Mr S brought a personal grievance on the grounds of racial harassment.  Mr S’s employer maintained that they not know that what they were saying was offensive and they never intended to hurt or offend Mr S.  They also claimed that Mr S joined in the office banter and referred to himself as their “chai wallah” and that Mr S himself made jokes about Indians on social media.  Mr S agreed that he participated in office banter but said it was his attempt to “take the sting” out of the comments and language being used.  He further said he didn’t speak up during his employment because his employment agreement contained a 90-day trial clause and he was concerned about the “authoritarian way” the business was run.  In relation to social media comments, he said that this was communications with close friends with whom he had a shared culture.
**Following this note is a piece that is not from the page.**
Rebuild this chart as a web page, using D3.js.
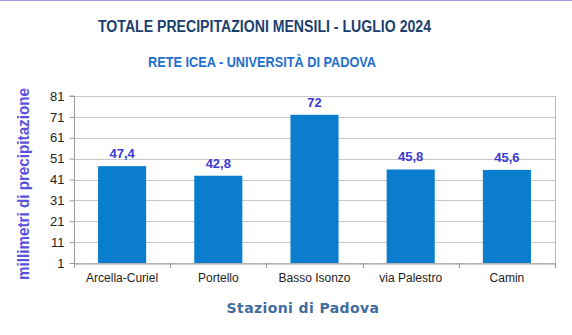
<!DOCTYPE html>
<html><head><meta charset="utf-8">
<script src="https://cdn.jsdelivr.net/npm/d3@7"></script>
<style>body{margin:0;background:#fff}svg{display:block}</style>
</head><body>
<script>
const categories = ["Arcella-Curiel","Portello","Basso Isonzo","via Palestro","Camin"];
const values = [47.4, 42.8, 72, 45.8, 45.6];
const valueLabels = ["47,4","42,8","72","45,8","45,6"];
const yTicks = [1,11,21,31,41,51,61,71,81];
const title = "TOTALE PRECIPITAZIONI MENSILI - LUGLIO 2024";
const subtitle = "RETE ICEA - UNIVERSITÀ DI PADOVA";
const xTitle = "Stazioni di Padova";
const yTitle = "millimetri di precipitazione";

const W = 572, H = 335;
const m = {left:74, right:17, top:96, bottom:72};
const svg = d3.select("body").append("svg").attr("width",W).attr("height",H);
svg.append("rect").attr("width",W).attr("height",H).attr("fill","#fff");
svg.append("line").attr("x1",0).attr("x2",W).attr("y1",0.5).attr("y2",0.5).attr("stroke","#9b9be0");

const x = d3.scaleBand().domain(categories).range([m.left, W-m.right]).padding(0.5).paddingOuter(0.25);
const y = d3.scaleLinear().domain([1,81]).range([H-m.bottom, m.top]);

// gridlines
svg.append("g").selectAll("line").data(yTicks).join("line")
  .attr("x1",m.left).attr("x2",W-m.right)
  .attr("y1",d=>Math.round(y(d))+0.5).attr("y2",d=>Math.round(y(d))+0.5)
  .attr("stroke","#c8c8c8");
// right border
svg.append("line").attr("x1",W-m.right+0.5).attr("x2",W-m.right+0.5)
  .attr("y1",m.top).attr("y2",H-m.bottom+5).attr("stroke","#b8b8b8");

// bars
svg.append("g").selectAll("rect").data(values).join("rect")
  .attr("x",(d,i)=>x(categories[i])).attr("width",x.bandwidth())
  .attr("y",d=>y(d)).attr("height",d=>y(1)-y(d)).attr("fill","#0b7dcf");

// y axis
const yAxis = d3.axisLeft(y).tickValues(yTicks).tickSize(5).tickPadding(5).tickFormat(d3.format("d"));
const gy = svg.append("g").attr("transform",`translate(${m.left+0.5},0)`).call(yAxis);
gy.select(".domain").attr("stroke","#999").attr("d",`M-5,${y(81)}H0V${y(1)}`);
gy.selectAll(".tick line").attr("stroke","#999");
gy.selectAll("text").attr("font-family","Liberation Sans, Arial, sans-serif").attr("font-size",13).attr("fill","#222");

// x axis
const xAxis = d3.axisBottom(x).tickSize(0).tickPadding(10);
const gx = svg.append("g").attr("transform",`translate(0,${Math.round(y(1))+0.5})`).call(xAxis);
gx.select(".domain").attr("stroke","#999");
gx.selectAll("text").attr("font-family","Liberation Sans, Arial, sans-serif").attr("font-size",12).attr("fill","#222");
// category separators
const seps = d3.range(categories.length+1).map(i=>m.left + i*((W-m.right-m.left)/categories.length));
svg.append("g").selectAll("line").data(seps).join("line")
  .attr("x1",d=>Math.round(d)+0.5).attr("x2",d=>Math.round(d)+0.5)
  .attr("y1",Math.round(y(1))).attr("y2",Math.round(y(1))+5).attr("stroke","#999");

// value labels
svg.append("g").selectAll("text").data(values).join("text")
  .attr("x",(d,i)=>x(categories[i])+x.bandwidth()/2).attr("y",d=>y(d)-8)
  .attr("text-anchor","middle").attr("font-family","Liberation Sans, Arial, sans-serif")
  .attr("font-weight","bold").attr("font-size",13).attr("fill","#3a3ad6")
  .text((d,i)=>valueLabels[i]);

// titles
svg.append("text").attr("x",264.5).attr("y",32).attr("text-anchor","middle")
  .attr("font-family","Liberation Sans, Arial, sans-serif").attr("font-weight","bold")
  .attr("font-size",16).attr("fill","#1c3f6e")
  .attr("textLength",333).attr("lengthAdjust","spacingAndGlyphs").text(title);
svg.append("text").attr("x",262).attr("y",67).attr("text-anchor","middle")
  .attr("font-family","Liberation Sans, Arial, sans-serif").attr("font-weight","bold")
  .attr("font-size",14).attr("fill","#1f6fd0")
  .attr("textLength",228).attr("lengthAdjust","spacingAndGlyphs").text(subtitle);
svg.append("text").attr("x",303).attr("y",313).attr("text-anchor","middle")
  .attr("font-family","DejaVu Sans, Verdana, sans-serif").attr("font-weight","bold")
  .attr("font-size",14).attr("fill","#3f6d9e").attr("letter-spacing","0.4").text(xTitle);
svg.append("text").attr("transform","translate(29,184) rotate(-90)").attr("text-anchor","middle")
  .attr("font-family","Liberation Sans, Arial, sans-serif").attr("font-weight","bold")
  .attr("font-size",16).attr("fill","#5a52dc")
  .attr("textLength",192).attr("lengthAdjust","spacingAndGlyphs").text(yTitle);
</script>
</body></html>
Was this racial harassment?

What is racial harassment?

Racial harassment is defined in the Employment Relations Act 2000 as a situation where an employer (or the employer’s representative) uses language that directly or indirectly:

  1. expresses hostility against, or brings into contempt or ridicule, the employee on the ground of race, colour, or ethnic or national origins of the employee; and
  2. is hurtful or offensive to the employee (whether or not that is conveyed to the employer or representative); and
  3. has, either by its nature or through repetition, a detrimental effect on the employee’s employment, job performance, or job satisfaction.

A similar definition is found in the Human Rights Act 1993.
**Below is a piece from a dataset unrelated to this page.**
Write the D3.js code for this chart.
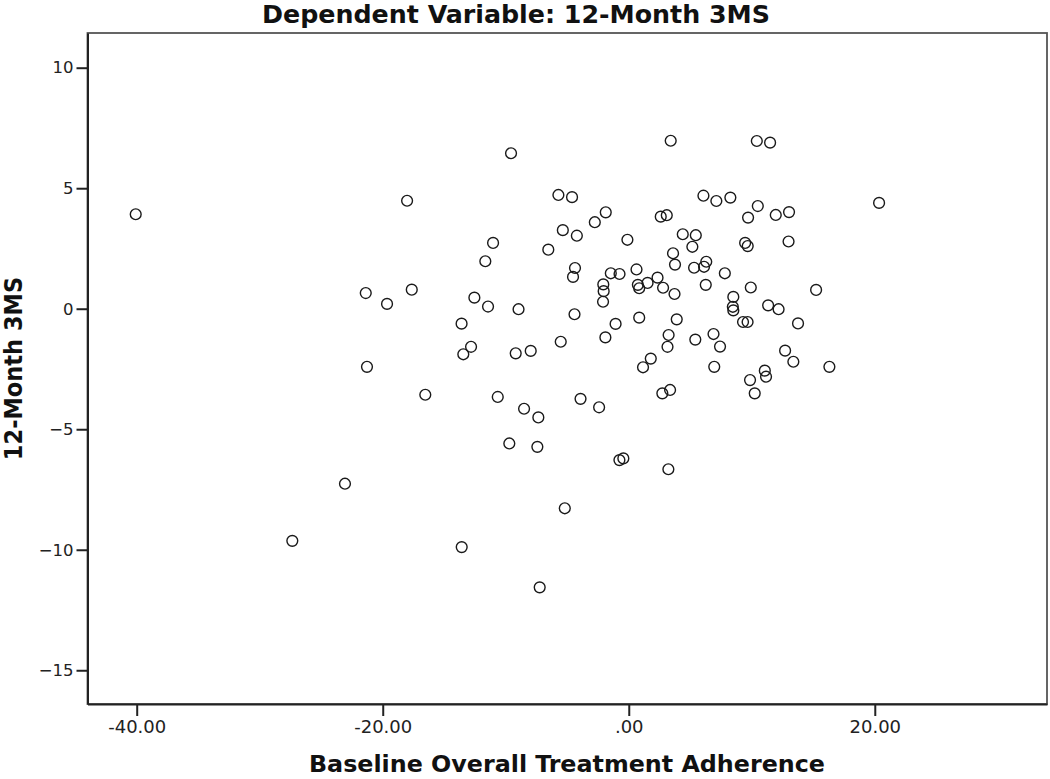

An employee may raise a personal grievance with the Employment Relations Authority or lay a complaint with the Human Rights Commission in respect of any racial harassment they may have suffered.

Examples where racial harassment has been found

In the above example, racial harassment was established.  It was not a defence that the employer had not intended to offend.  Nor was it a defence that Mr S had not advised his employer of the offence and hurt he had experienced at the language used.  This was considered understandable where he was subject to a 90 day trial.  Further, the fact Mr S also participated in the office banter and made comments about Indians himself on social media was not determinative.  The Authority accepted he felt worn down by his employer’s language such that he could not combat it and felt he had to join in.  Further, the Authority appeared to accept Mr S’s explanation for his comments on social media.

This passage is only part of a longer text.